Taken from Shevlin, Linda. "Re-Imaging the Hierarchy of Monuments."
Building Material, no.19 (2009): 120-23.
Rockingham House was designed for Robert King, 1st Viscount Lorton, by the famous English architect John Nash (c. 1752 – 1835) in 1810 (with an extra storey added in 1822). Destroyed by fire in 1863, it was then rebuilt. The celebrated landscape gardener and architect John Sutherland (1745 – 1826) was commissioned to lay out the park.
The mansion still retains its servants’ tunnels, with its basement redeveloped as a sunken garden indicating the original floor plan. We also find impressive cast iron entrance gates, elegantly curved railings, and hand-carved stone pillars, which open onto a half kilometre avenue.
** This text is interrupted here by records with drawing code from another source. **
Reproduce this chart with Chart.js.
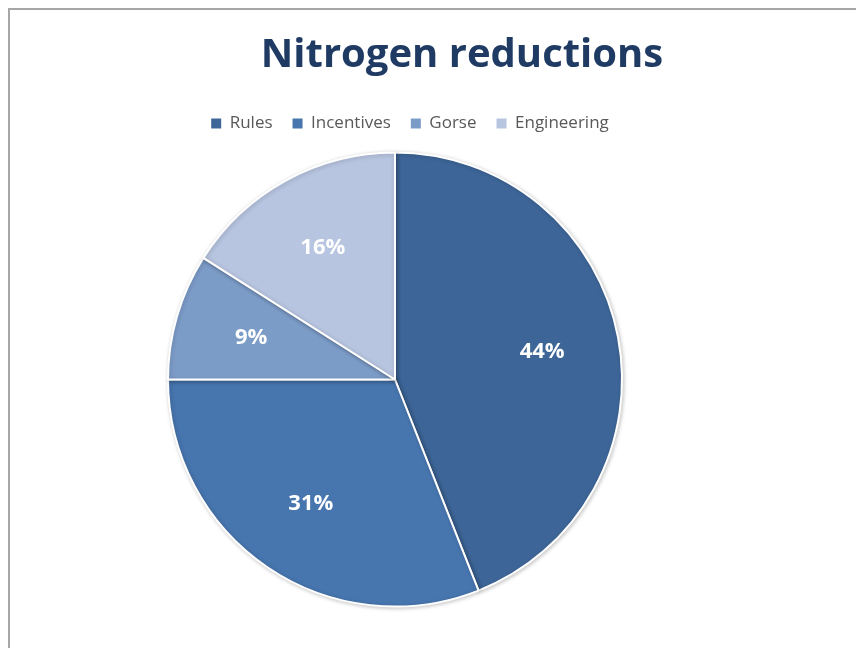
<!DOCTYPE html>
<html>
<head>
<meta charset="utf-8">
<script src="https://cdn.jsdelivr.net/npm/chart.js@4/dist/chart.umd.min.js"></script>
<style>
  body { margin: 0; background: #fff; }
  #frame {
    position: absolute; left: 8px; top: 8px; width: 860px; height: 660px;
    border-left: 2px solid #a6a6a6; border-top: 2px solid #a6a6a6;
  }
  #wrap { position: absolute; left: 0; top: 0; width: 856px; height: 648px; }
</style>
</head>
<body>
<div id="frame"></div>
<div id="wrap"><canvas id="pie"></canvas></div>
<script>
// ข้อมูลของแผนภูมิ
const labels = ['Rules', 'Incentives', 'Gorse', 'Engineering'];
const values = [44, 31, 9, 16]; // เปอร์เซ็นต์
const colors = ['#3d6597', '#4775ae', '#7c9cc8', '#b8c5e0'];

// เลื่อนหัวเรื่องและคำอธิบายให้ตรงกับภาพต้นฉบับ
const shiftBoxes = {
  id: 'shiftBoxes',
  afterLayout(chart) {
    chart.titleBlock.left += 67; chart.titleBlock.right += 67;
    chart.legend.left += 15; chart.legend.right += 15;
  }
};

// เงาและตัวเลขเปอร์เซ็นต์บนชิ้นพาย
const sliceLabels = {
  id: 'sliceLabels',
  beforeDatasetsDraw(chart) {
    const ctx = chart.ctx;
    ctx.save();
    ctx.shadowColor = 'rgba(0,0,0,0.22)';
    ctx.shadowBlur = 4;
    ctx.shadowOffsetX = 1;
    ctx.shadowOffsetY = 1;
  },
  afterDatasetsDraw(chart) {
    const ctx = chart.ctx;
    ctx.restore();
    const meta = chart.getDatasetMeta(0);
    ctx.save();
    ctx.fillStyle = '#ffffff';
    ctx.font = 'bold 22px "Open Sans"';
    ctx.textAlign = 'center';
    ctx.textBaseline = 'middle';
    meta.data.forEach(function(arc, i) {
      const p = arc.getProps(['x', 'y', 'startAngle', 'endAngle', 'outerRadius'], true);
      const mid = (p.startAngle + p.endAngle) / 2;
      const r = p.outerRadius * 0.66;
      ctx.fillText(values[i] + '%', p.x + Math.cos(mid) * r, p.y + Math.sin(mid) * r);
    });
    ctx.restore();
  }
};

new Chart(document.getElementById('pie'), {
  type: 'pie',
  data: {
    labels: labels,
    datasets: [{
      data: values,
      backgroundColor: colors,
      borderColor: '#ffffff',
      borderWidth: 2
    }]
  },
  options: {
    responsive: true,
    maintainAspectRatio: false,
    animation: false,
    radius: 227,
    layout: { padding: { left: 0, right: 66, top: 0, bottom: 31 } },
    plugins: {
      title: {
        display: true,
        text: 'Nitrogen reductions',
        color: '#1f3b63',
        font: { family: 'Open Sans', size: 40, weight: 'bold' },
        padding: { top: 32, bottom: 15 }
      },
      legend: {
        position: 'top',
        labels: {
          color: '#595959',
          font: { family: 'Open Sans', size: 17 },
          boxWidth: 10,
          boxHeight: 10,
          padding: 20,
          generateLabels(chart) {
            const items = Chart.overrides.pie.plugins.legend.labels.generateLabels(chart);
            items.forEach(function(it) { it.lineWidth = 0; it.strokeStyle = it.fillStyle; });
            return items;
          }
        }
      },
      tooltip: { enabled: false }
    }
  },
  plugins: [shiftBoxes, sliceLabels]
});
</script>
</body>
</html>
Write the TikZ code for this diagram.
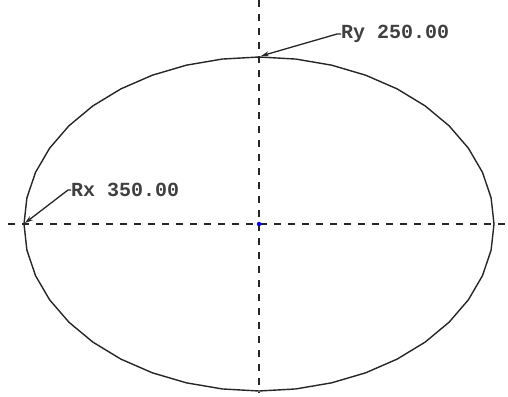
\documentclass[tikz,border=0pt]{standalone}
\usepackage{fontspec}
\newfontfamily\dimfont{Liberation Mono}
\usetikzlibrary{arrows.meta}
\tikzset{
  axisline/.style={draw=black!85, line width=1.4pt, dash pattern=on 7pt off 7pt},
  outline/.style={draw=black!85, line width=1.4pt},
  leader/.style={draw=black!85, line width=1.3pt, -{Stealth[length=8pt,width=5pt]}},
  dimtext/.style={font=\dimfont\bfseries\fontsize{20}{20}\selectfont, text=black!75, inner sep=0pt, anchor=west}
}
\begin{document}
\begin{tikzpicture}[x=1pt,y=-1pt]
\useasboundingbox (0,0) rectangle (508,396);
\coordinate (c) at (259,224);
\coordinate (vtop) at (259,0);
\coordinate (vbot) at (259,393);
\coordinate (hl) at (8,224);
\coordinate (hr) at (508,224);
\draw[axisline] (vtop) -- (vbot);
\draw[axisline] (hl) -- (hr);
\draw[outline] plot[samples=41, domain=0:360] ({259+235*cos(\x)},{224+167*sin(\x)}) -- cycle;
\coordinate (ytip) at (261,56);
\coordinate (xtip) at (25,223);
\node[dimtext] (ry) at (341,34) {Ry 250.00};
\node[dimtext] (rx) at (71,190) {Rx 350.00};
\draw[leader] (ry.west) -- ++(-4,0) -- (ytip);
\draw[leader] (rx.west) -- ++(-3,0) -- (xtip);
\fill[blue] (c) circle (2.2pt);
\end{tikzpicture}
\end{document}
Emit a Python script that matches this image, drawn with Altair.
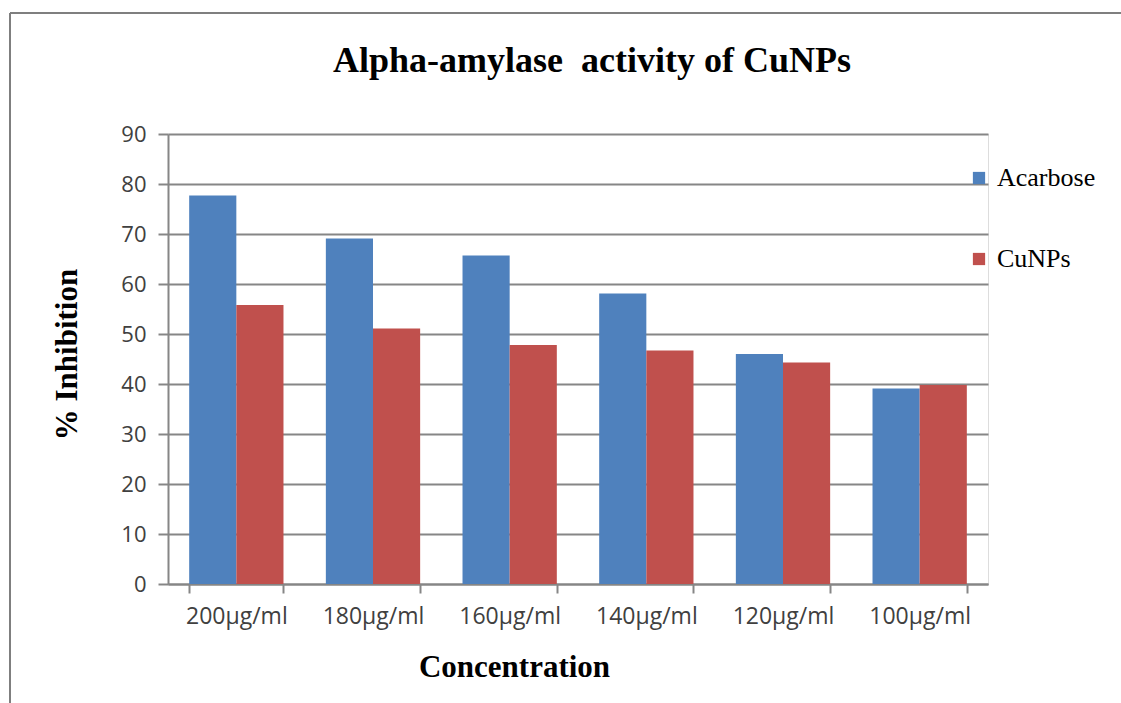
import altair as alt
import pandas as pd

categories = ["200µg/ml", "180µg/ml", "160µg/ml", "140µg/ml", "120µg/ml", "100µg/ml"]
series = ["Acarbose", "CuNPs"]
acarbose = [77.7, 69.1, 65.7, 58.1, 46.0, 39.1]
cunps = [55.8, 51.1, 47.8, 46.7, 44.3, 39.8]
colors = ["#4F81BD", "#C0504D"]
y_ticks = [0, 10, 20, 30, 40, 50, 60, 70, 80, 90]

rows = []
for c, a, b in zip(categories, acarbose, cunps):
    rows.append({"Concentration": c, "Series": "Acarbose", "Value": a})
    rows.append({"Concentration": c, "Series": "CuNPs", "Value": b})
df = pd.DataFrame(rows)

W, H = 820, 450
LEFT, TOP = 168, 134
TOTAL_W, TOTAL_H = 1121, 703

SERIF = "Liberation Serif"
SANS = "Open Sans"
GRID = "#868686"

bars = alt.Chart(df).mark_bar(stroke=None).encode(
    x=alt.X(
        "Concentration:N",
        sort=categories,
        scale=alt.Scale(paddingInner=0.31, paddingOuter=0.155),
        axis=alt.Axis(
            title="Concentration",
            titleFont=SERIF,
            titleFontSize=31,
            titleFontWeight="bold",
            titleColor="#000000",
            titleX=346,
            titleY=83,
            titleBaseline="middle",
            labelAngle=0,
            labelFont=SANS,
            labelFontSize=23,
            labelColor="#404040",
            labelPadding=12,
            tickBand="extent",
            tickSize=9,
            tickWidth=2,
            tickColor=GRID,
            domainColor=GRID,
            domainWidth=2,
            grid=False,
        ),
    ),
    xOffset=alt.XOffset("Series:N", sort=series),
    y=alt.Y(
        "Value:Q",
        scale=alt.Scale(domain=[0, 90], nice=False),
        axis=alt.Axis(
            values=y_ticks,
            title="% Inhibition",
            titleFont=SERIF,
            titleFontSize=31,
            titleFontWeight="bold",
            titleColor="#000000",
            titleAngle=-90,
            titleX=-101,
            titleY=220,
            titleBaseline="middle",
            titleAlign="center",
            labelFont=SANS,
            labelFontSize=22,
            labelColor="#404040",
            labelPadding=12,
            tickSize=10,
            tickWidth=2,
            tickColor=GRID,
            domainColor=GRID,
            domainWidth=2,
            grid=True,
            gridColor=GRID,
            gridWidth=2,
        ),
    ),
    color=alt.Color(
        "Series:N",
        sort=series,
        scale=alt.Scale(domain=series, range=colors),
        legend=alt.Legend(
            title=None,
            orient="none",
            legendX=798,
            legendY=31,
            symbolType="square",
            symbolSize=150,
            symbolStrokeWidth=0,
            labelFont=SERIF,
            labelFontSize=26,
            labelColor="#000000",
            labelOffset=5,
            rowPadding=55,
        ),
    ),
)

frame = pd.DataFrame({"k": [0]})
top_line = alt.Chart(frame).mark_rule(color="#7f7f7f", strokeWidth=2).encode(
    x=alt.value(10 - LEFT), x2=alt.value(TOTAL_W - LEFT), y=alt.value(13 - TOP)
)
left_line = alt.Chart(frame).mark_rule(color="#7f7f7f", strokeWidth=2).encode(
    x=alt.value(10 - LEFT), y=alt.value(13 - TOP), y2=alt.value(TOTAL_H - TOP)
)

chart = alt.layer(bars, top_line, left_line).properties(
    width=W,
    height=H,
    autosize=alt.AutoSizeParams(type="none"),
    padding={"left": LEFT, "top": TOP, "right": TOTAL_W - LEFT - W, "bottom": TOTAL_H - TOP - H},
    title=alt.TitleParams(
        "Alpha-amylase \u00a0activity of CuNPs",
        font=SERIF,
        fontSize=36,
        fontWeight="bold",
        color="#000000",
        anchor="middle",
        dx=14,
        dy=68,
        offset=0,
    ),
).configure_view(stroke=None).configure(background="#ffffff")

chart.save("out.html", embed_options={"renderer": "svg", "actions": False})
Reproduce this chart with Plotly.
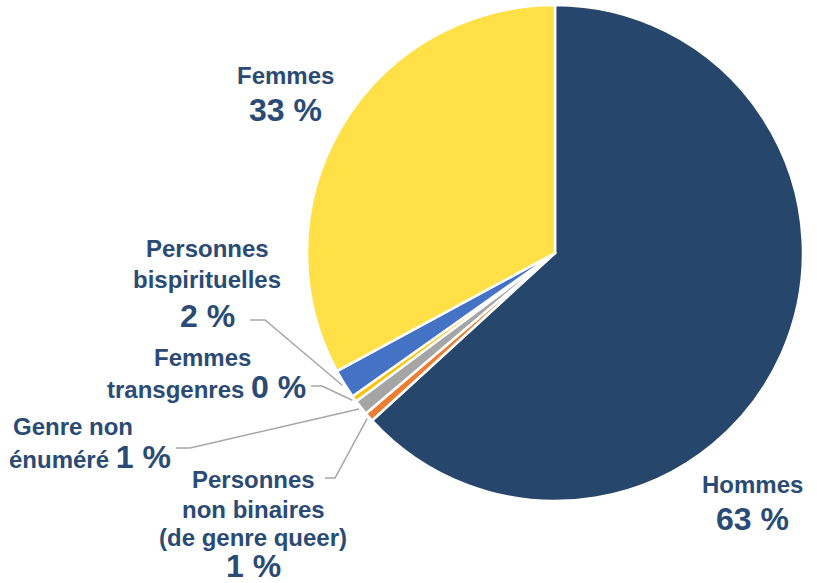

The Moylurg Tower rises from the north-west corner of the ruins of Rockingham House which was destroyed by fire on 10 September 1957. The fire broke out in the lower basement of the house and was discovered by a footman. Five fire stations attended the scene, while the estate workers, people from Boyle, and surrounding areas carried furniture and paintings to safety. Unfortunately, the fire became out of control. The ruins of the house remained vacant before being auctioned off in 1959. The State eventually took over the land and the remaining walls of the house were demolished in September 1971.

The reinforced concrete tower is six-storeys in height and 150 ft tall, originally serviced by a staircase. However, budget restrictions prevented the tower from being built to Fehily’s specifications. The tower is visually exciting. Its finishes dance from smooth render to a fluted finish, demonstrating the plasticity of concrete in addition to the gravity-defying projecting balconies. However, the proportions of the tower were compromised when the lift shaft was added in the mid-2000s.
The viewing tower offers spectacular views of mature landscape and Castle Island, formerly ‘The Rock’, which was built as a folly (locally attributed to Nash) during the King family’s reign as one of the largest landowning families in Ireland. Today, Lough Key Forest Park is managed between Coillte and Roscommon County Council.
Fehily did not give into the allure of pastiche, but rather created a tower of its day. It is unique in being a brutalist tower in a rural context. This tower stands as a monument to man-made technology, not in competition with its bucolic surroundings. Moylurg Tower allows us to survey parklands that are now in public ownership. Does this building deserve the title of ugliest building in Ireland?